Editor’s note: Michael Ackley’s columns may include satire and parody based on current events, and thus mix fact with fiction. He assumes informed readers will be able to tell the difference.
“But, boss, you said to put all the important people on the list.”
So ran Howard Bashford’s alibi the day after he revealed the name of the CIA’s station chief in Afghanistan, putting the spy’s life in danger.
“The station chief is important, right?” he continued, literally sweating under the glare of Amy Handleman, President Obama’s assistant associate deputy chief of staff. “You told me to make a list of the ‘important people’ the president would meet with in Afghanistan and to distribute the list to the news media, didn’t you?”

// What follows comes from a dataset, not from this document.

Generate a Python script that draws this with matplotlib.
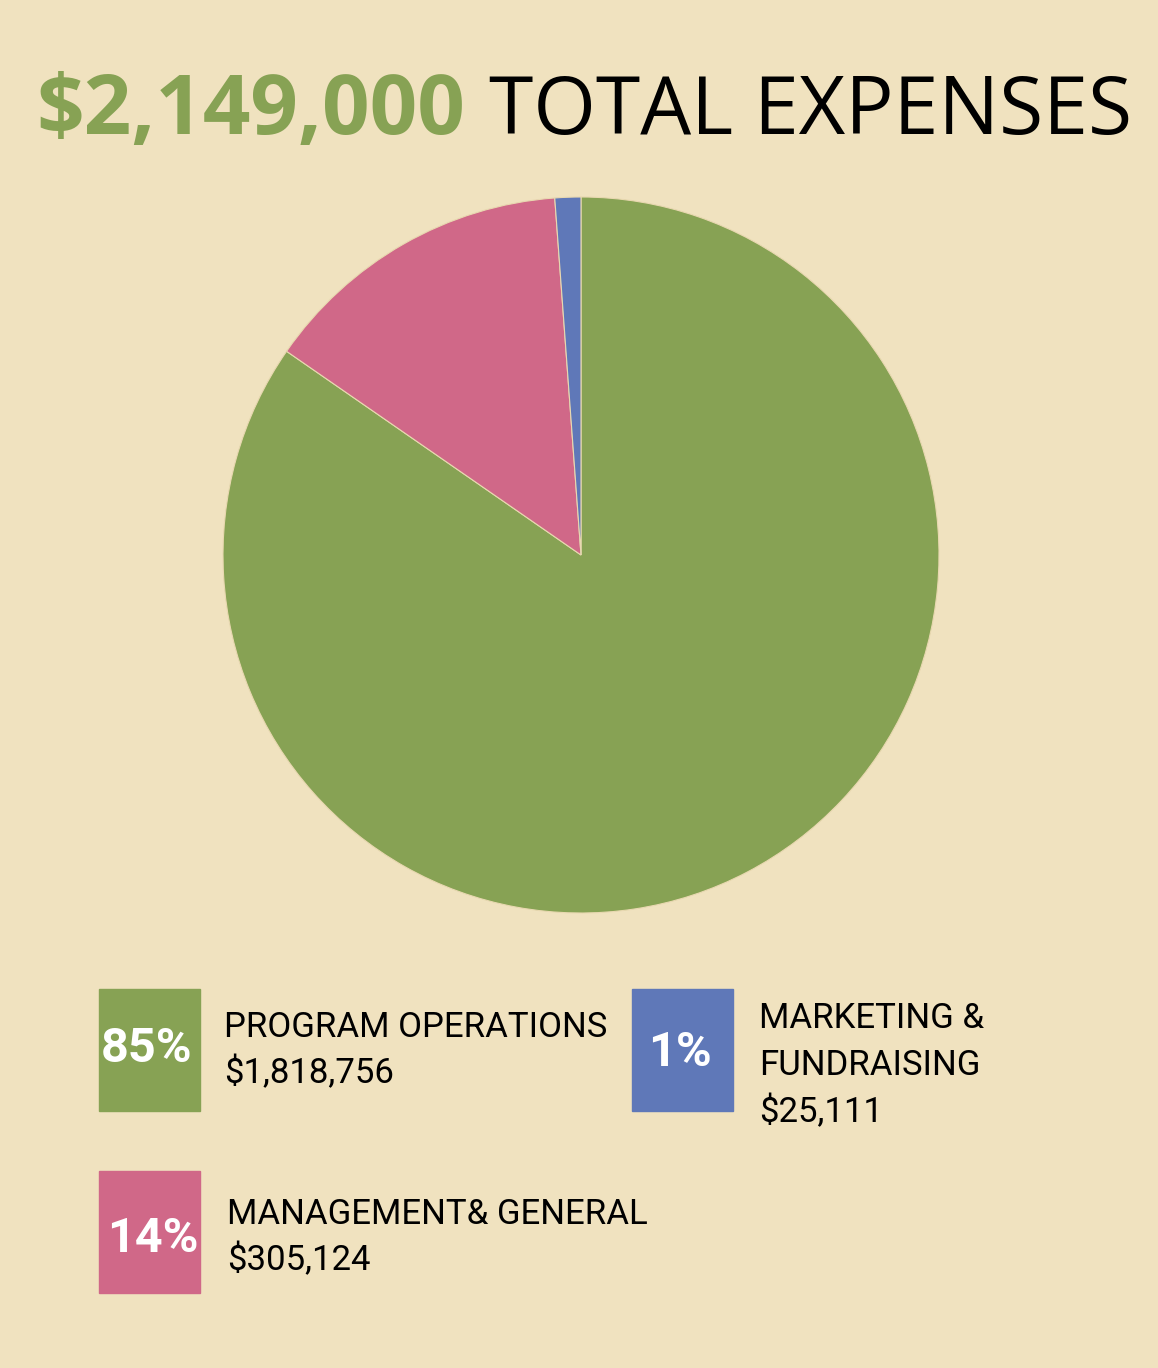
import matplotlib.pyplot as plt
import matplotlib.patches as mpatches

# data
labels = [['PROGRAM OPERATIONS'], ['MANAGEMENT& GENERAL'], ['MARKETING &', 'FUNDRAISING']]
amounts = [1818756, 305124, 25111]
pct_labels = ['85%', '14%', '1%']
amount_labels = ['$1,818,756', '$305,124', '$25,111']
total_label = '$2,149,000'

BG = '#F0E2BF'
colors = ['#87A254', '#D06888', '#5F78B8']

W, H = 1158, 1368
fig = plt.figure(figsize=(W / 100, H / 100), dpi=100, facecolor=BG)

# overlay axes in pixel coords for text and legend boxes
ax = fig.add_axes([0, 0, 1, 1])
ax.set_xlim(0, W)
ax.set_ylim(H, 0)
ax.axis('off')

# title
ax.text(36, 134, total_label, color='#87A254', fontsize=60, fontweight='bold',
        family='Open Sans', va='baseline', ha='left')
ax.text(489, 134, 'TOTAL EXPENSES', color='black', fontsize=58,
        family='Open Sans', va='baseline', ha='left')

# pie
cx, cy, r = 581, 555, 358
pax = fig.add_axes([(cx - r) / W, (H - cy - r) / H, 2 * r / W, 2 * r / H])
pax.pie(amounts, colors=colors, startangle=90, counterclock=False,
        wedgeprops=dict(edgecolor='#E8D8B0', linewidth=0.8))
pax.set_xlim(-1, 1)
pax.set_ylim(-1, 1)
pax.set_aspect('equal')
pax.axis('off')

# legend boxes
boxes = [(99, 989), (99, 1171), (632, 989)]
pct_pos = [(147, 1062), (153, 1252), (680, 1066)]
text_x = [224, 227, 759]
text_base = [[1037, 1083], [1224, 1270], [1028, 1075, 1122]]
for i in range(3):
    bx, by = boxes[i]
    ax.add_patch(mpatches.Rectangle((bx, by), 101, 122, color=colors[i]))
    px, py = pct_pos[i]
    ax.text(px, py, pct_labels[i], color='white', fontsize=35, fontweight='bold',
            family='Roboto', ha='center', va='baseline')
    lines = labels[i] + [amount_labels[i]]
    for line, yb in zip(lines, text_base[i]):
        ax.text(text_x[i], yb, line, color='black', fontsize=25, family='Roboto',
                ha='left', va='baseline')

fig.savefig('out.png', dpi=100, facecolor=BG)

Handleman sighed. “The CIA station chief’s name is supposed to be a secret,” she said. “You’re supposed to keep secrets.”
“Well, yeah,” said Bashford, “but you said, ‘Make a list of the important people President Obama will meet with in Afghanistan.’ Then you said, ‘Distribute the list to the media.’ You didn’t say, ‘Leave out the name of the CIA station chief.’ You didn’t say, ‘Keep the station chief’s name secret.'”
“This is gross incompetence!” snapped Handleman. “When we recruited you out of Crawford Notch Community College, we thought you would understand what ‘secret’ meant.”
Bashford began to whimper and sniffle, “You said, ‘Make a list …'” But Handleman interrupted, “Just get out of my sight!”
Later, meeting with her boss, Jill Poke, associate deputy chief of staff, Handleman lamented, “Why did we ever hire Bashford? He doesn’t have the brain of a gnat!”
“We can’t hire smart people,” explained Poke. “If we did, some of them might be smarter than you – or even me, or my boss or even the president himself.”
“But I thought smart executives hired smart subordinates so blunders like this station chief fiasco wouldn’t happen,” said Handleman.
“I think you’ve put your finger on it,” said Poke.
Rank ratings: In keeping with his determination to do as much damage to the nation as possible in the next couple of years, President Obama is dusting off his plan to have the federal government “rate colleges.”
The justification is: “Every year, the Department of Education provides more than $150 billion in student financial aid in the form of grants and loans.” So, the government should rate colleges to make sure students get the most bang for the federal buck, ensuring “taxpayer dollars are being spent wisely …”
Education Department bureaucrats also say, “Higher education is the key to the middle class, and a highly educated workforce is vital to our economic strength and success.”
“In the future,” the administration declares, “the new ratings system will transform the way federal aid is awarded by tying aid to institutional performance so that students are able to access additional aid at higher-performing colleges.”
It will do this by assessing such factors as:
- “Access, such as percentage of students receiving Pell grants;”
- Affordability, such as average tuition, scholarships, and loan debt; and
- “Outcomes, such as graduation and transfer rates, graduate earnings, and advanced degrees of college graduates.”
- A pledge to identify “colleges that do the most to help students from disadvantaged backgrounds as well as those that are improving.”
Say, doesn’t this sound swell? But for some reason we found it disquieting, so we called up Department of Education spokeswoman Tillie Quails, who explained, “We are so concerned that students have a chance at the middle class, we’re going to have to intimidate colleges that don’t toe the line.
“Sure, graduation rates, earnings and the like are good things, but because federal dollars are involved, we want to make sure students also learn the right things. This means we’ll have to start looking at course offerings. Is an understanding imparted of income inequality, capitalism’s inequity, the system’s exploitation of minorities and women? Is there enough diversity in the student body and faculty?
“We won’t be lending money to students who want to attend institutions that don’t measure up.”
“So this is why the administration nationalized the student loan industry!” we exclaimed.
“Boy!” she said. “Are you late to the party!”